If anyone has any other questions about magazines and why they work
or why editors do the things they do, don’t hesitate to ask. I’ve been
a writer, an editor, and an associate publisher for jewelry trade
magazines, and I’ve worked in almost every aspect of magazine (and
newspaper) publishing. I’d be happy to answer anything I can, and if
I don’t know, I have lots of editor friends I can ask.

Suzanne
Suzanne Wade
writer/editor
SuWade@ici.net
Phone: (508) 339-7366
Fax: (520) 563-8255

Ruslana, the jewelry shows project the slides. No getting around
that one. Print media asks for slides because it’s easier that way.
If you are submitting to a magazine, call and ask what format they
prefer (jpeg? tiff?). Ask what resolution to provide. Send hard
copies with the file names/descriptions so there are no goofs.
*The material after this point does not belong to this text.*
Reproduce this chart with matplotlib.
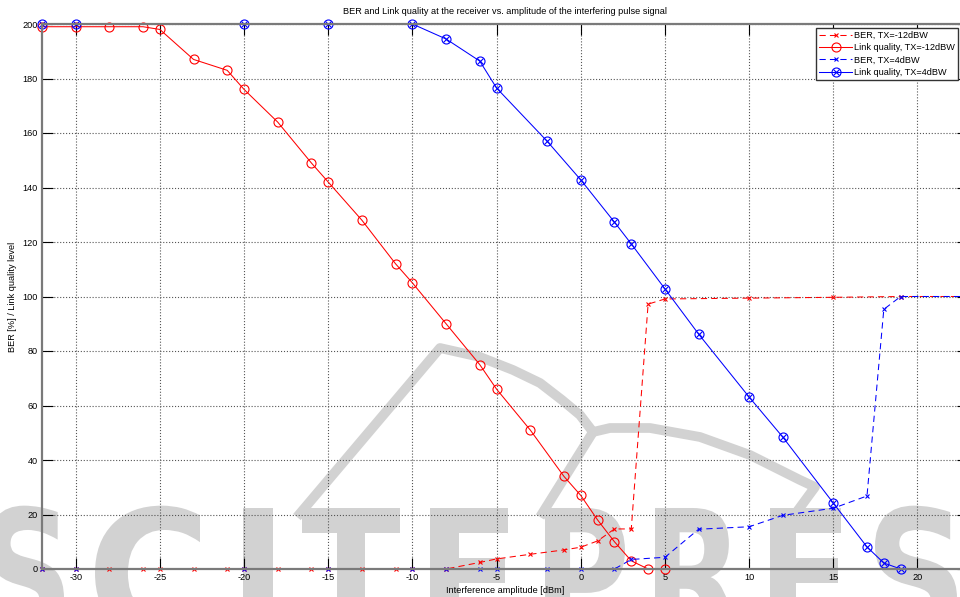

I’ve
had people be surprised and pleased that digital files could be provided. -Dana

Ron’s description of loss of definition with each successive
generation of a copy reminded me of an experiment I did some 20 years
ago. I Xeroxed a crisp, sharp page of text from National Geographic
Magazine. The Copy (2nd Generation) looked just as sharp as the
original. So I copied the copy and got a 3rd generation product. The
3rd gen. copy looked just like the 2nd, but when compared to the
original, VERY slight differences were apparent. I continued this
process of making successive generations of copies. The 15th
generation of text was totally unintelligible!! Incidentally, (lest
you think this was a frivolous exercise) many biologists think that a
process similar to this is responsible for the aging process. The
cumulative effect of VERY slight errors in DNA replications over a
lifetime leads to “unintelligible” DNA molecules. These faulty
molecules direct the building of faulty cells, that don’t do what they
are supposed to do. When enough cells don’t work, we die. Isn’t it
fascinating how a thread on taking photos of jewelry can lead
logically to analogous problems in cell biology? Seems like everything
is linked to everything else at some level.